Alex was taken to the vet, early this afternoon: he arrived on a stretcher. iI's a miracle.

______________________________________________________


a veritable minefield of:
- exclamation points! !! !
- colons and commas dispersed on a seemingly random basis
- fragment sentences that start almost in mid-thought and end jarringly abrupt
- apostrophes where no apostrophe should be
- missing letters and misspelled words


it's so bad, it's almost poetic. brave, brave doggy.

Thursday, August 09, 2007

30 is the new 20

hey, my friend of friends, Steven, who in the beginning gave birth to this website, was given birth to on this earth this day thirty years ago!

so happiest of birthdays to you Steve, my contemporary. if your thirtieth year is anything like mine it'll usher in an era of curiously increased focus on the richness of the green color of the lawn grass bordering your domicile. then again, recent home ownership may have contaminated me as a subject for purposes of the scientific "age 29 vs age 30" study.

Wednesday, August 08, 2007

i'm alive

that is to say, i'm more alive than my blog has been of late.

same excuse remains: work and process of moving into home, trying to keep track of all the things to buy and errands to run.

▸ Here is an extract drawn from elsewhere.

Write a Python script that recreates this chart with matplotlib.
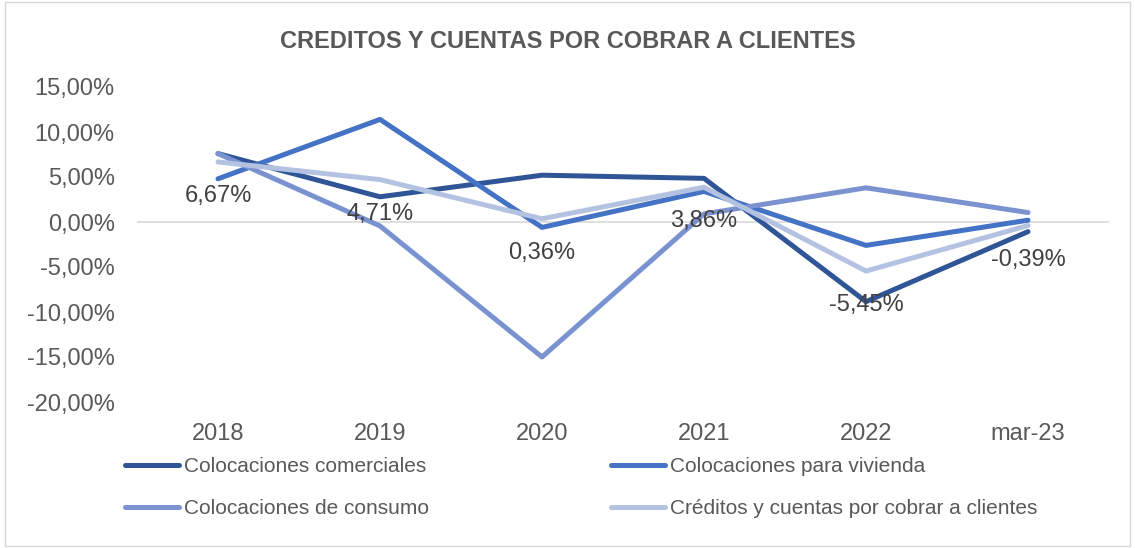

bright spot of hope: probably going to get a new laptop soon so i can take care of my computer reponsibilities wirelessly from the comfort of our couch at home. this will enable some more responsible blogging frequency (and possibly catching up on old post ideas that have been mouldering) than what i am able to accomplish at odd moments during the workday

Wednesday, July 18, 2007

another FOX News watch post? ...... yes

ok this is going to be kind of a weak post after almost a month's absence but been super-busy with goings-on at work and home, both environments being full of much activity. i'll deal with the backlog of post ideas later, but for now:

the subtitle script as Fox News' own Neil Cavuto interviews one football player to get his thoughts on how the wealth of another football player was not sufficient to remove said other football player from enjoying rougher, less socially acceptable hobbies:

"Ladainian Tomlinson thoughts on the the Vick dogfighting case"

first the Fox News monkey typist is a poor grammar student, now he's a stutterer.